Second Chance Rocks was a success, with almost 20,000 people in attendance, and was scheduled for a second year. The revised lineup for 2012 included Eric Church, Jake Owen, Lee Brice, and Folk Soul Revival. The Second Chance Learning Center held a YouTube competition for another opening act and it was won by Andy Crawford. A Nashville-based Bluefield native, Sarah Allison Turner, also opened the festival. June 29, 2012, recorded the hottest temperature in Bluefield history. The June 2012 North American derecho hit the festival (the most costly storm in West Virginia history) shortly after Lee Brice's set, and the stadium was quickly evacuated. Jake Owen posted on his Twitter, "One of the very few nights in my career where we had to cancel due to weather. Sorry y'all. WV, we'll make it up to ya."

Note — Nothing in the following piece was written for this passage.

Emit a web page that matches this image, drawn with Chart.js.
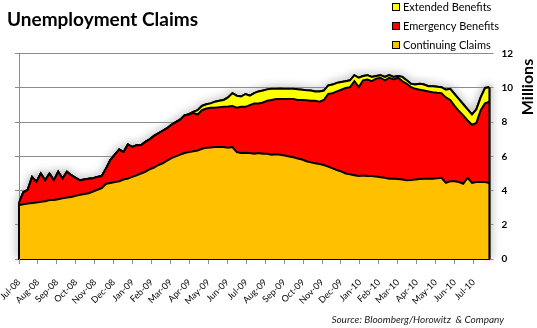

Owen kept his promise and came back on August 26 along with Eric Church. The concert took heat from people who had bought tickets because it was the day after the Bristol IRWIN Tools 500 and the night before the first day of school. The show went on and to the tune of a sell out and a concert was secured for 2013.

The 2013 Second Chance concert was head lined by Justin Moore, the first act to return to the concert. Other acts were Craig Campbell, Shooter Jennings, JB and the Moonshine Band, Folk Soul Revival, and Clare Dunn.